January-February 2003

Merit Scholarships Help Those Least in Need, Study Says


State-run, merit-based scholarship programs adversely affect minority representation on college campuses, according to a report released in August by Harvard University's Civil Rights Project. Who Should We Help? includes studies of such programs in Florida, Georgia, Michigan, and New Mexico. The writers conclude that far from fostering access, "these merit scholarships are likely to exacerbate existing gaps in college participation, causing poor and minority students to fall further behind their peers."

Until fairly recently, merit as a criterion for scholarships was confined to small numbers of awards made by individual schools seeking to attract students of extraordinary promise. But the 1990s saw the advent of public programs targeting a larger group. For example, Georgia's Helping Outstanding Students Educationally (HOPE) program waives initial tuition and fees at public colleges and universities for all seniors who graduate from Georgia high schools with a grade point average of at least 3.0, and state support continues for recipients who maintain that average once in college.

Substantial grants are offered on similar terms to students in private institutions. Funded by a state lottery, this large educational outlay—amounting to $300 million in 2000-01—has been much acclaimed. But a statistical analysis of its impact included in the report indicates that while it has increased college attendance by white students in Georgia, HOPE has had "no effect or even a small negative effect on blacks."

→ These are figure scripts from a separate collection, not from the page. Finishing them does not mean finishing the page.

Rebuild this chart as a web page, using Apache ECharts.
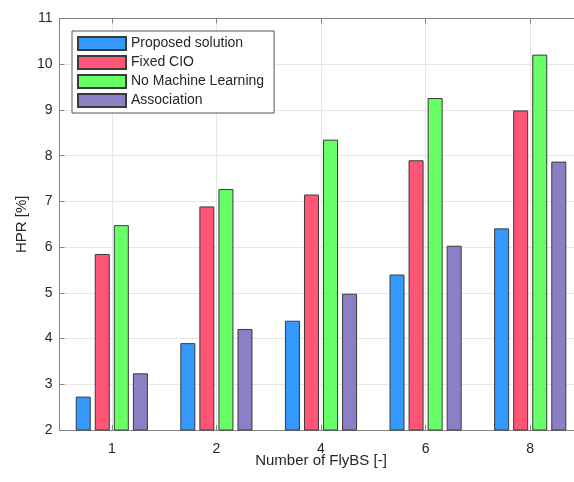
<!DOCTYPE html>
<html>
<head>
<meta charset="utf-8">
<script src="https://cdn.jsdelivr.net/npm/echarts@6/dist/echarts.min.js"></script>
<style>html,body{margin:0;padding:0;background:#fff;}#c{width:574px;height:482px;}</style>
</head>
<body>
<div id="c"></div>
<script>
var categories = ['1', '2', '4', '6', '8'];
var seriesNames = ['Proposed solution', 'Fixed CIO', 'No Machine Learning', 'Association'];
var proposed = [2.73, 3.90, 4.39, 5.40, 6.41];
var fixedCIO = [5.85, 6.89, 7.15, 7.90, 8.99];
var noML = [6.48, 7.27, 8.35, 9.26, 10.21];
var association = [3.24, 4.21, 4.98, 6.03, 7.87];
var colors = ['#3399ff', '#ff5577', '#66ff66', '#8a80c6'];
var yMin = 2, yMax = 11, yStep = 1;

var font = 'Liberation Sans, Arial, Helvetica, sans-serif';
var axisCol = '#858585';
var textCol = '#262626';
var values = [proposed, fixedCIO, noML, association];

var chart = echarts.init(document.getElementById('c'), null, {renderer: 'canvas'});
chart.setOption({
  animation: false,
  backgroundColor: '#ffffff',
  textStyle: {fontFamily: font},
  grid: {left: 59.5, right: -8.5, top: 18.5, bottom: 52, containLabel: false, outerBoundsMode: 'none'},
  legend: {
    orient: 'vertical',
    left: 72, top: 31,
    padding: [5, 10, 5, 5],
    itemWidth: 48, itemHeight: 13, itemGap: 4,
    backgroundColor: '#ffffff',
    borderColor: '#555555', borderWidth: 1, borderRadius: 0,
    textStyle: {fontSize: 14, color: textCol, fontFamily: font},
    icon: 'rect',
    data: seriesNames
  },
  xAxis: [{
    type: 'category',
    data: categories,
    position: 'bottom',
    name: 'Number of FlyBS [-]',
    nameLocation: 'middle',
    nameGap: 23,
    nameMoveOverlap: false,
    nameTextStyle: {fontSize: 15, color: textCol, fontFamily: font},
    axisLine: {show: true, lineStyle: {color: axisCol, width: 1}},
    axisTick: {show: true, inside: true, length: 5, alignWithLabel: true, lineStyle: {color: axisCol}},
    axisLabel: {fontSize: 14, color: textCol, margin: 12, fontFamily: font},
    splitLine: {show: true, alignWithLabel: true, lineStyle: {color: '#e6e6e6', width: 1}}
  }, {
    type: 'category',
    data: categories,
    position: 'top',
    axisLine: {show: true, lineStyle: {color: axisCol, width: 1}},
    axisTick: {show: true, inside: true, length: 5, alignWithLabel: true, lineStyle: {color: axisCol}},
    axisLabel: {show: false},
    splitLine: {show: false}
  }],
  yAxis: {
    type: 'value',
    min: yMin, max: yMax, interval: yStep,
    name: 'HPR [%]',
    nameLocation: 'middle',
    nameGap: 30,
    nameMoveOverlap: false,
    nameTextStyle: {fontSize: 15, color: textCol, fontFamily: font},
    axisLine: {show: true, lineStyle: {color: axisCol, width: 1}},
    axisTick: {show: true, inside: true, length: 5, lineStyle: {color: axisCol}},
    axisLabel: {fontSize: 14, color: textCol, margin: 7, fontFamily: font},
    splitLine: {show: true, lineStyle: {color: '#e6e6e6', width: 1}}
  },
  series: seriesNames.map(function (n, i) {
    return {
      name: n,
      type: 'bar',
      xAxisIndex: 0,
      data: values[i],
      barWidth: 15,
      barGap: '27%',
      itemStyle: {color: colors[i], borderColor: '#3a3a3a', borderWidth: 1},
      emphasis: {disabled: true}
    };
  })
});
</script>
</body>
</html>
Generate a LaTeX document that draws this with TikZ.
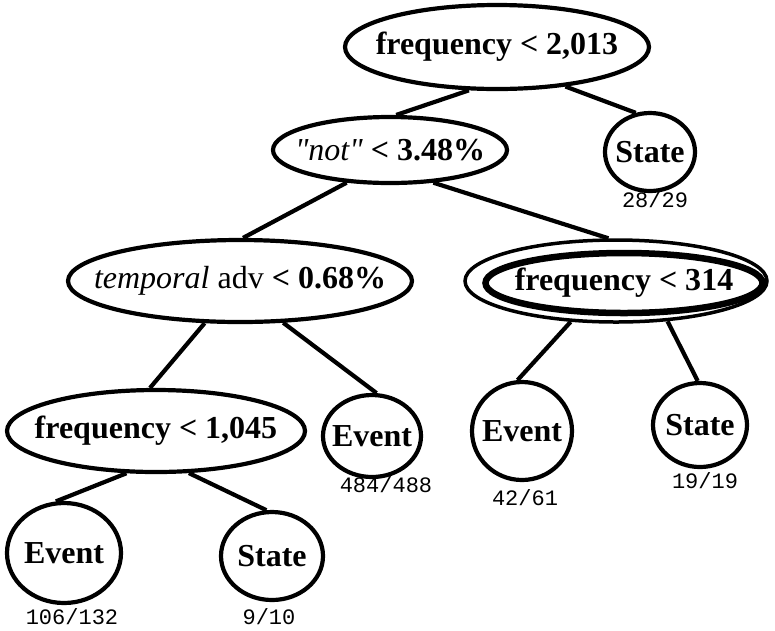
\documentclass[tikz,border=0pt]{standalone}
\usepackage{fontspec}
\setmainfont{Liberation Serif}
\setmonofont{Liberation Mono}
\newfontfamily\quotefont{Liberation Serif}[Ligatures=TeXOff]
\usetikzlibrary{shapes.geometric,positioning}

% text that does not widen the ellipse round it
\newcommand{\flattext}[1]{\makebox[0pt]{#1}}

\begin{document}
\begin{tikzpicture}[x=1pt,y=-1pt,-,line width=4.2pt,
    test node/.style={ellipse,draw,inner sep=0pt,font=\fontsize{32}{36}\selectfont\bfseries},
    count node/.style={inner sep=0pt,anchor=base,font=\fontsize{22}{26}\selectfont\ttfamily}]

    \useasboundingbox (0,0) rectangle (775,630);

    \node[test node, minimum width=304pt, minimum height=84pt] (1) at (497,47) {\flattext{frequency < 2,013}};
    \node[test node, minimum width=234pt, minimum height=66pt] (2) at (390,150) {\flattext{{\quotefont\mdseries\itshape "not"} < 3.48\%}};
    \node[test node, minimum width=90pt, minimum height=78pt] (3) at (650,152) {\flattext{State}};
    \node[test node, minimum width=344pt, minimum height=82pt] (4) at (240,281) {\flattext{{\mdseries\itshape temporal} {\mdseries adv} < 0.68\%}};
    \node[test node, line width=3.5pt, minimum width=302pt, minimum height=82pt] (5) at (616,281) {};
    \node[test node, line width=6.5pt, minimum width=277pt, minimum height=60pt] (12) at (624,283) {\flattext{frequency < 314}};
    \node[test node, minimum width=298pt, minimum height=82pt] (6) at (156,431) {\flattext{frequency < 1,045}};
    \node[test node, minimum width=98pt, minimum height=82pt] (7) at (372,436) {\flattext{Event}};
    \node[test node, minimum width=100pt, minimum height=98pt] (8) at (522,431) {\flattext{Event}};
    \node[test node, minimum width=94pt, minimum height=84pt] (9) at (700,425) {\flattext{State}};
    \node[test node, minimum width=114pt, minimum height=100pt] (10) at (64,553) {\flattext{Event}};
    \node[test node, minimum width=102pt, minimum height=88pt] (11) at (272,556) {\flattext{State}};

    \node[count node] (n3) at (655,207) {28/29};
    \node[count node] (n7) at (386,492) {484/488};
    \node[count node] (n8) at (525,505) {42/61};
    \node[count node] (n9) at (705,488) {19/19};
    \node[count node] (n10) at (72,624) {106/132};
    \node[count node] (n11) at (269,624) {9/10};

    \draw[-] (1.237) to (2.80);
    \draw[-] (1.330) to (3.110);
    \draw[-] (2.217) to (4.86);
    \draw[-] (2.323) to (5.100);
    \draw[-] (4.230) to (6.98);
    \draw[-] (4.316) to (7.84);
    \draw[-] (5.222) to (8.95);
    \draw[-] (5.322) to (9.93);
    \draw[-] (6.235) to (10.99);
    \draw[-] (6.308) to (11.97);

\end{tikzpicture}
\end{document}
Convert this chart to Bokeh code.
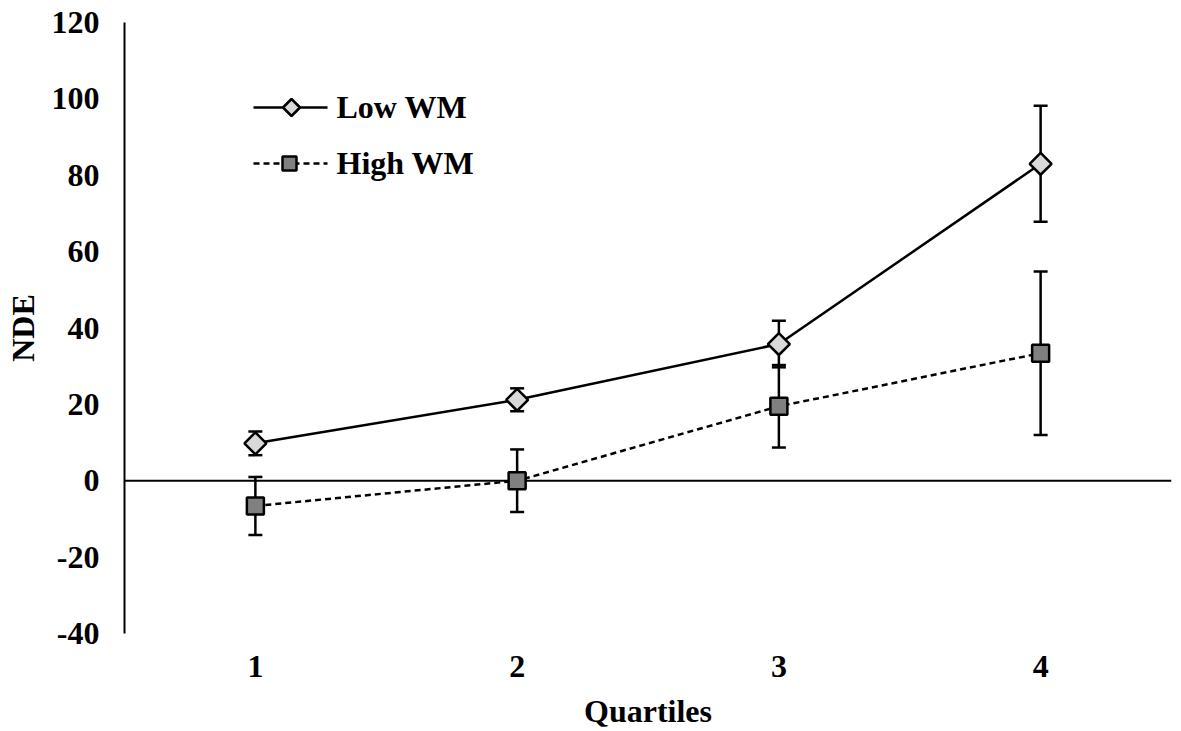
import math
from bokeh.plotting import figure
from bokeh.models import (ColumnDataSource, FixedTicker, Whisker, TeeHead, Span,
                          Range1d, Label, PolyAnnotation, Arrow)
from bokeh.embed import file_html
from bokeh.resources import INLINE

quartiles = [1, 2, 3, 4]
quartile_labels = ["1", "2", "3", "4"]
low_wm = [9.8, 21.2, 35.8, 83.0]
low_err = [3.1, 3.0, 6.1, 15.2]
high_wm = [-6.6, 0.0, 19.5, 33.4]
high_err = [7.6, 8.2, 10.8, 21.4]
y_ticks = [-40, -20, 0, 20, 40, 60, 80, 100, 120]
series_names = ["Low WM", "High WM"]

FONT = "Liberation Serif"
LOW_FILL = "#d9d9d9"
HIGH_FILL = "#808080"

src_low = ColumnDataSource(dict(
    x=quartiles, y=low_wm,
    lo=[v - e for v, e in zip(low_wm, low_err)],
    hi=[v + e for v, e in zip(low_wm, low_err)]))
src_high = ColumnDataSource(dict(
    x=quartiles, y=high_wm,
    lo=[v - e for v, e in zip(high_wm, high_err)],
    hi=[v + e for v, e in zip(high_wm, high_err)]))

p = figure(width=1181, height=731, output_backend="svg", toolbar_location=None,
           x_range=Range1d(0.5, 4.5), y_range=Range1d(-40, 120),
           min_border_left=124, min_border_right=10, min_border_top=22,
           min_border_bottom=98)
p.outline_line_color = None
p.xgrid.visible = False
p.ygrid.visible = False
p.background_fill_color = "white"

zero = Span(location=0, dimension="width", line_color="black", line_width=2, level="underlay")
p.add_layout(zero)

for src in (src_low, src_high):
    w = Whisker(source=src, base="x", lower="lo", upper="hi", dimension="height",
                line_color="black", line_width=2.5, level="underlay",
                upper_head=TeeHead(size=14, line_width=2.5, line_color="black"),
                lower_head=TeeHead(size=14, line_width=2.5, line_color="black"))
    p.add_layout(w)

p.line("x", "y", source=src_low, line_color="black", line_width=2.5)
p.line("x", "y", source=src_high, line_color="black", line_width=2.5, line_dash="6 4")
p.scatter("x", "y", source=src_low, marker="square", size=15.5,
          angle=math.pi / 4, fill_color=LOW_FILL, line_color="black", line_width=2.5)
p.scatter("x", "y", source=src_high, marker="square", size=17,
          fill_color=HIGH_FILL, line_color="black", line_width=2.5)

# legend (drawn in screen units relative to the plot frame)
leg_x0, leg_x1 = 129, 203
rows = [526, 470]
dashes = ["solid", "6 4"]
for i, (name, fy, dash) in enumerate(zip(series_names, rows, dashes)):
    p.add_layout(Arrow(end=None, x_start=leg_x0, x_end=leg_x1, y_start=fy, y_end=fy,
                       start_units="screen", end_units="screen",
                       line_color="black", line_width=2.5, line_dash=dash))
    cx = 167 if i == 0 else 165
    if i == 0:
        r = 8.5
        xs = [cx, cx + r, cx, cx - r]
        ys = [fy + r, fy, fy - r, fy]
        fill = LOW_FILL
    else:
        r = 7
        xs = [cx - r, cx + r, cx + r, cx - r]
        ys = [fy + r, fy + r, fy - r, fy - r]
        fill = HIGH_FILL
    p.add_layout(PolyAnnotation(xs=xs, ys=ys, xs_units="screen", ys_units="screen",
                                fill_color=fill, fill_alpha=1, line_color="black",
                                line_alpha=1, line_width=2.5))
    p.add_layout(Label(x=212, y=fy + 1, x_units="screen", y_units="screen", text=name,
                       text_font=FONT, text_font_style="bold", text_font_size="32px",
                       text_color="black", text_baseline="alphabetic"))

# axes
p.yaxis.ticker = FixedTicker(ticks=y_ticks)
p.yaxis.major_label_overrides = {t: str(t) for t in y_ticks}
p.yaxis.axis_line_width = 2
p.yaxis.axis_line_color = "black"
p.yaxis.major_tick_line_color = None
p.yaxis.minor_tick_line_color = None
p.yaxis.major_tick_out = 0
p.yaxis.major_tick_in = 0
p.yaxis.major_label_standoff = 25
p.yaxis.major_label_text_font = FONT
p.yaxis.major_label_text_font_style = "bold"
p.yaxis.major_label_text_font_size = "32px"
p.yaxis.major_label_text_color = "black"
p.yaxis.axis_label = "NDE"
p.yaxis.axis_label_text_font = FONT
p.yaxis.axis_label_text_font_style = "bold"
p.yaxis.axis_label_text_font_size = "32px"
p.yaxis.axis_label_text_color = "black"
p.yaxis.axis_label_standoff = 8

p.xaxis.ticker = FixedTicker(ticks=quartiles)
p.xaxis.major_label_overrides = {q: t for q, t in zip(quartiles, quartile_labels)}
p.xaxis.axis_line_color = None
p.xaxis.major_tick_line_color = None
p.xaxis.minor_tick_line_color = None
p.xaxis.major_tick_out = 0
p.xaxis.major_tick_in = 0
p.xaxis.major_label_standoff = 22
p.xaxis.major_label_text_font = FONT
p.xaxis.major_label_text_font_style = "bold"
p.xaxis.major_label_text_font_size = "32px"
p.xaxis.major_label_text_color = "black"
p.xaxis.axis_label = "Quartiles"
p.xaxis.axis_label_text_font = FONT
p.xaxis.axis_label_text_font_style = "bold"
p.xaxis.axis_label_text_font_size = "32px"
p.xaxis.axis_label_text_color = "black"
p.xaxis.axis_label_standoff = 13

open("out.html", "w").write(file_html(p, INLINE))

The authors of Who Should We Help? acknowledge that more research into the effects of merit-based scholarships is needed, and that not all initiatives have so little influence on minority college participation as the HOPE program does. One chapter points out, for example, that a lottery-based program in New Mexico has helped low-income, high-ability Native American students enroll and succeed at the University of New Mexico. This finding does not hold for African American or Hispanic students at UNM, however. The chapter reinforces a point often stressed by the report's contributors: the state distribution of merit scholarships reflects the correlation of income with academic performance, whether the latter is measured in high school grades as in Georgia, first-semester grades as in New Mexico, or standardized tests as in Michigan. Although popular politically, the allotment of aid in this fashion—in a time of rising tuition and shrinking budgets—strikes members of the Civil Rights Project as a formula for putting large sums of money where they will do the least good.